Don’t underestimate your propensity to have conversational blind spots. Start paying attention to and minimizing the time you “own” the conversational space. Share that space by asking open-ended discovery questions to which you don’t know the answers, so you stay curious. Then listen non-judgmentally to the answer and ask follow-up questions.  psychologytoday blind-spots

Dr. Carl Stevens, founder of Greater Grace Church and Maryland Bible College speaks on “blind Spots.”

“My ignorance or blind spot is caused by not having proper information; it isn’t something caused by reaction or rebellion.”

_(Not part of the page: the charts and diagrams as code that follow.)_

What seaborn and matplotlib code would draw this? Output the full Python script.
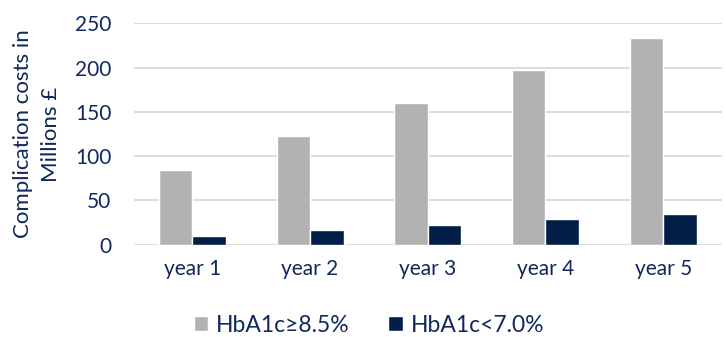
import matplotlib
matplotlib.use("Agg")
import matplotlib.pyplot as plt
import seaborn as sns
import pandas as pd

years = ["year 1", "year 2", "year 3", "year 4", "year 5"]
high_hba1c = [84, 123, 160, 197.5, 233.5]
low_hba1c = [9.5, 16, 22, 29, 35]
series_names = ["HbA1c\u22658.5%", "HbA1c<7.0%"]
y_ticks = [0, 50, 100, 150, 200, 250]

df = pd.DataFrame({
    "year": years * 2,
    "cost": high_hba1c + low_hba1c,
    "group": [series_names[0]] * len(years) + [series_names[1]] * len(years),
})

sns.set_theme(style="white")
plt.rcParams["font.family"] = ["Lato", "DejaVu Sans"]

text_color = "#10285c"
palette = {series_names[0]: "#b1b2b1", series_names[1]: "#001e46"}

fig = plt.figure(figsize=(7.26, 3.37), dpi=100)
ax = fig.add_axes([0.184, 0.274, 0.8105, 0.657])

sns.barplot(data=df, x="year", y="cost", hue="group", palette=palette,
            width=0.57, saturation=1, ax=ax, legend=True)

ax.set_ylim(0, 250)
ax.set_xlim(-0.5, 4.5)
ax.set_yticks(y_ticks)
ax.yaxis.grid(True, color="#d9d9d9", linewidth=1.3)
ax.set_axisbelow(True)
for s in ax.spines.values():
    s.set_visible(False)
ax.tick_params(axis="both", length=0, labelsize=15, labelcolor=text_color)
ax.tick_params(axis="x", pad=10)
ax.tick_params(axis="y", pad=16)
ax.set_xlabel("")
ax.set_ylabel("Complication costs in\nMillions \u00a3", fontsize=16,
              color=text_color, labelpad=10, linespacing=1.5)

handles, labels = ax.get_legend_handles_labels()
ax.legend_.remove()
fig.legend(handles, labels, loc="center", bbox_to_anchor=(0.508, 0.035),
           ncol=2, frameon=False, fontsize=16.5, labelcolor=text_color,
           handlelength=0.62, handleheight=0.62, handletextpad=0.35,
           columnspacing=1.7)

fig.savefig("out.png", dpi=100)
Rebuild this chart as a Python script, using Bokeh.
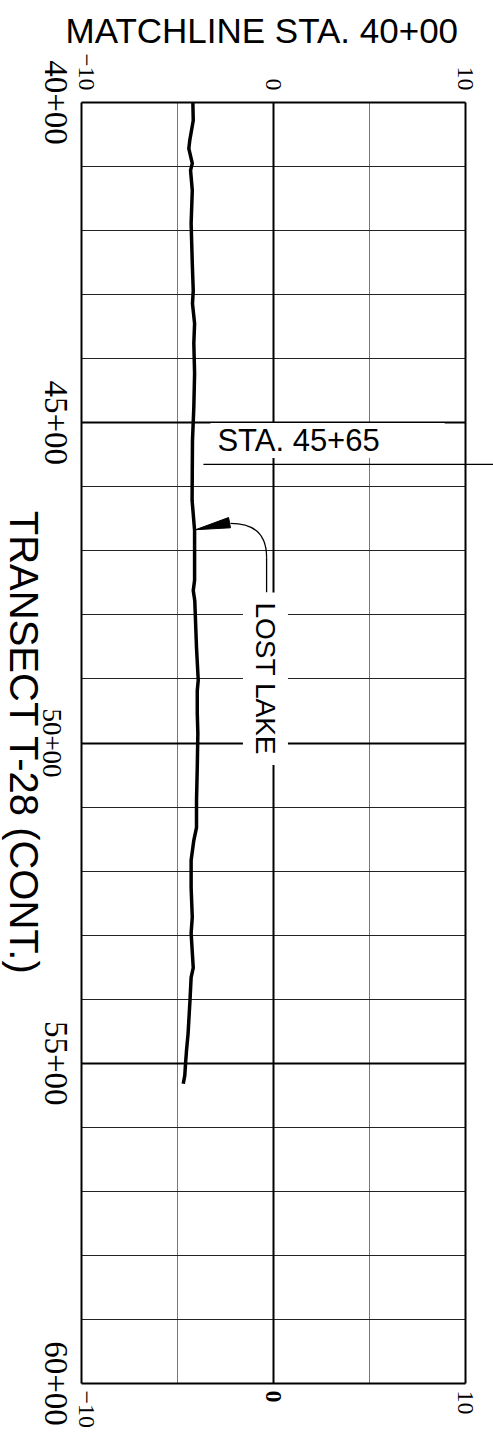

 “It (blind spots), may be due to wrong decisions … ignorance, or bad experiences.” (2 Peter 1:9, 1 John 2:4,9,11).

“…the old sin nature refuses to be crucified, areas of the soul are darkened to conviction by the Holy Spirit, and undefined impulses start to influence the personality.”

So, the author from Psychology Today makes an astute observation, however he recommends a correction which reveals that he may have an eyeless area too–

“he assumes that people are willing to change.”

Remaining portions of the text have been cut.